Task instructions ▸ Give back an exact copy of the lines from the start of the material through the line bearing "0.23, 0.23, 0.24]". Include both ends and nothing else.

Dataset extract ▸
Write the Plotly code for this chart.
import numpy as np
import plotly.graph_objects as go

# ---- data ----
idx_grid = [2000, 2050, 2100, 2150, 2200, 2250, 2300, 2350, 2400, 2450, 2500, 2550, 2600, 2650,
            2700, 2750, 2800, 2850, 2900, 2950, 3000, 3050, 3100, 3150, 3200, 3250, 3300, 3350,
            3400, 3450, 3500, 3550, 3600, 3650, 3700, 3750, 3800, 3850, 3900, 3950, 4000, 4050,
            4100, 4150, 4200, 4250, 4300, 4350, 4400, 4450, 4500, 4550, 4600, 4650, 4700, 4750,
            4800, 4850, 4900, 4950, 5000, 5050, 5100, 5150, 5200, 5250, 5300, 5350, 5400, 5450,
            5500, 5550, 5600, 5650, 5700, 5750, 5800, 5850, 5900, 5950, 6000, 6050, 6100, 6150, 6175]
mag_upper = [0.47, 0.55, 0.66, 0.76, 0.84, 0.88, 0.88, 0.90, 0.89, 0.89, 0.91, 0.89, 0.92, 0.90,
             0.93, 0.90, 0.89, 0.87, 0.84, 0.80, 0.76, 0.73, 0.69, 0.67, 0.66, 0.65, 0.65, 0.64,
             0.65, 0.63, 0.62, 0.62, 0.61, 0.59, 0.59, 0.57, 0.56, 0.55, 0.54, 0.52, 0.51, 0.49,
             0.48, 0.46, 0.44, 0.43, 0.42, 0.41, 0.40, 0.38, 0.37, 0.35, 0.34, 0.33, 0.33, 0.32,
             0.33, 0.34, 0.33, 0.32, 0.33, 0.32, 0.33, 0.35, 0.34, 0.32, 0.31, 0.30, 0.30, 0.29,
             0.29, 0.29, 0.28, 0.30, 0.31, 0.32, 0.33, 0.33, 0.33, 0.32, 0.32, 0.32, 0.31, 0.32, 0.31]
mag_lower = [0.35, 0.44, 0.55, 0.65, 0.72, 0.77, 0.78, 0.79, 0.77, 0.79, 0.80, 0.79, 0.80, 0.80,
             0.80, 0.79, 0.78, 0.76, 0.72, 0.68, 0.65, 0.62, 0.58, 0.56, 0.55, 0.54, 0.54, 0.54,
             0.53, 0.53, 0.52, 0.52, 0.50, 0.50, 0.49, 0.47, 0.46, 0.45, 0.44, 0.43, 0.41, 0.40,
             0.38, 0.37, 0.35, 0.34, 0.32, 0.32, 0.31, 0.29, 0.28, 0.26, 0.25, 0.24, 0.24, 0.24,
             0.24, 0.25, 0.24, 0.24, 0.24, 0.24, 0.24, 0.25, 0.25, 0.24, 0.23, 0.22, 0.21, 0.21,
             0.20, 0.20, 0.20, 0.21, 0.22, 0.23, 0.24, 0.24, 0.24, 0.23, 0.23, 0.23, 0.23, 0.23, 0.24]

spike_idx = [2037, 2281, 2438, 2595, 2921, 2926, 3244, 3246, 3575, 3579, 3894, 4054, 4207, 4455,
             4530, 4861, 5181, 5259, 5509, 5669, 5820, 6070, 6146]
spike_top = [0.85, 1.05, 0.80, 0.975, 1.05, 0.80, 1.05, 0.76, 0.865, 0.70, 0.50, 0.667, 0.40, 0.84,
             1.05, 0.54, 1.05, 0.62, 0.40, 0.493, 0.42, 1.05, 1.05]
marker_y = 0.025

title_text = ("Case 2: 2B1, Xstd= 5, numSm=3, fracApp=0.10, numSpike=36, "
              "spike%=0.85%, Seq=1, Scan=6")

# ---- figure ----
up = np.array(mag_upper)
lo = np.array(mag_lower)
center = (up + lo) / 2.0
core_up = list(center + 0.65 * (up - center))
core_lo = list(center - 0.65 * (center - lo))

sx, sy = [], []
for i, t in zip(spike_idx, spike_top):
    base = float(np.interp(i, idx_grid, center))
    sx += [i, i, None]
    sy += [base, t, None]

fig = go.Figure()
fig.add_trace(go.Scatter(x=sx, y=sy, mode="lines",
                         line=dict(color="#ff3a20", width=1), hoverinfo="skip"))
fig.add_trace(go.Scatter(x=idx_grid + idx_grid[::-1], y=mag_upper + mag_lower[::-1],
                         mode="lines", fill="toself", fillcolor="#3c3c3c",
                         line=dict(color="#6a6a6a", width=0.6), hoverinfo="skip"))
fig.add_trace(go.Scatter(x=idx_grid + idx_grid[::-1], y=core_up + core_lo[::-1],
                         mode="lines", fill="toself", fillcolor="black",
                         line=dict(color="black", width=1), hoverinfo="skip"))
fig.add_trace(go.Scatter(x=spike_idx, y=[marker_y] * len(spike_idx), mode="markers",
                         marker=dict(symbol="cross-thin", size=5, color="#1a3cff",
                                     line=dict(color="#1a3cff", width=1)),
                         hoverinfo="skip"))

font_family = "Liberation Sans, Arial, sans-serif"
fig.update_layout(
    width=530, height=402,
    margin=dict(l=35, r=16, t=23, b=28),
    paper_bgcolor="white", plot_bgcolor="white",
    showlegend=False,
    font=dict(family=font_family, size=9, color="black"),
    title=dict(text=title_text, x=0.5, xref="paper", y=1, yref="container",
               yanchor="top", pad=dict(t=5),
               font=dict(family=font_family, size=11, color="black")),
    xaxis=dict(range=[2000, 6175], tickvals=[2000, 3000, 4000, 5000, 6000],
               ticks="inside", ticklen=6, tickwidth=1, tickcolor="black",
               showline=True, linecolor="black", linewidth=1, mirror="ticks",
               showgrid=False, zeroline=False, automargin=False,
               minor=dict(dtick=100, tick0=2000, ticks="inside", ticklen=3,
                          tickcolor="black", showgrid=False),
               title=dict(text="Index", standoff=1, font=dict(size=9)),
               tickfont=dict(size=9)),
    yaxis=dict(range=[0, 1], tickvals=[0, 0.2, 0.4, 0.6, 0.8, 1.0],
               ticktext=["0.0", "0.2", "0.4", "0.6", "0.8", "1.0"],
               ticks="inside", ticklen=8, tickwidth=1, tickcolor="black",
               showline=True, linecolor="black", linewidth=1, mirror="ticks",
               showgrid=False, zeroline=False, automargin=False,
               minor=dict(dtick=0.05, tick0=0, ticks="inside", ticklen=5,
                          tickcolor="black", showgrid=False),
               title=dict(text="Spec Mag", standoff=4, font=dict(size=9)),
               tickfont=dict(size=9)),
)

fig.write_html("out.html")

Written answer ▸
Write the Plotly code for this chart.
import numpy as np
import plotly.graph_objects as go

# ---- data ----
idx_grid = [2000, 2050, 2100, 2150, 2200, 2250, 2300, 2350, 2400, 2450, 2500, 2550, 2600, 2650,
            2700, 2750, 2800, 2850, 2900, 2950, 3000, 3050, 3100, 3150, 3200, 3250, 3300, 3350,
            3400, 3450, 3500, 3550, 3600, 3650, 3700, 3750, 3800, 3850, 3900, 3950, 4000, 4050,
            4100, 4150, 4200, 4250, 4300, 4350, 4400, 4450, 4500, 4550, 4600, 4650, 4700, 4750,
            4800, 4850, 4900, 4950, 5000, 5050, 5100, 5150, 5200, 5250, 5300, 5350, 5400, 5450,
            5500, 5550, 5600, 5650, 5700, 5750, 5800, 5850, 5900, 5950, 6000, 6050, 6100, 6150, 6175]
mag_upper = [0.47, 0.55, 0.66, 0.76, 0.84, 0.88, 0.88, 0.90, 0.89, 0.89, 0.91, 0.89, 0.92, 0.90,
             0.93, 0.90, 0.89, 0.87, 0.84, 0.80, 0.76, 0.73, 0.69, 0.67, 0.66, 0.65, 0.65, 0.64,
             0.65, 0.63, 0.62, 0.62, 0.61, 0.59, 0.59, 0.57, 0.56, 0.55, 0.54, 0.52, 0.51, 0.49,
             0.48, 0.46, 0.44, 0.43, 0.42, 0.41, 0.40, 0.38, 0.37, 0.35, 0.34, 0.33, 0.33, 0.32,
             0.33, 0.34, 0.33, 0.32, 0.33, 0.32, 0.33, 0.35, 0.34, 0.32, 0.31, 0.30, 0.30, 0.29,
             0.29, 0.29, 0.28, 0.30, 0.31, 0.32, 0.33, 0.33, 0.33, 0.32, 0.32, 0.32, 0.31, 0.32, 0.31]
mag_lower = [0.35, 0.44, 0.55, 0.65, 0.72, 0.77, 0.78, 0.79, 0.77, 0.79, 0.80, 0.79, 0.80, 0.80,
             0.80, 0.79, 0.78, 0.76, 0.72, 0.68, 0.65, 0.62, 0.58, 0.56, 0.55, 0.54, 0.54, 0.54,
             0.53, 0.53, 0.52, 0.52, 0.50, 0.50, 0.49, 0.47, 0.46, 0.45, 0.44, 0.43, 0.41, 0.40,
             0.38, 0.37, 0.35, 0.34, 0.32, 0.32, 0.31, 0.29, 0.28, 0.26, 0.25, 0.24, 0.24, 0.24,
             0.24, 0.25, 0.24, 0.24, 0.24, 0.24, 0.24, 0.25, 0.25, 0.24, 0.23, 0.22, 0.21, 0.21,
             0.20, 0.20, 0.20, 0.21, 0.22, 0.23, 0.24, 0.24, 0.24, 0.23, 0.23, 0.23, 0.23, 0.23, 0.24]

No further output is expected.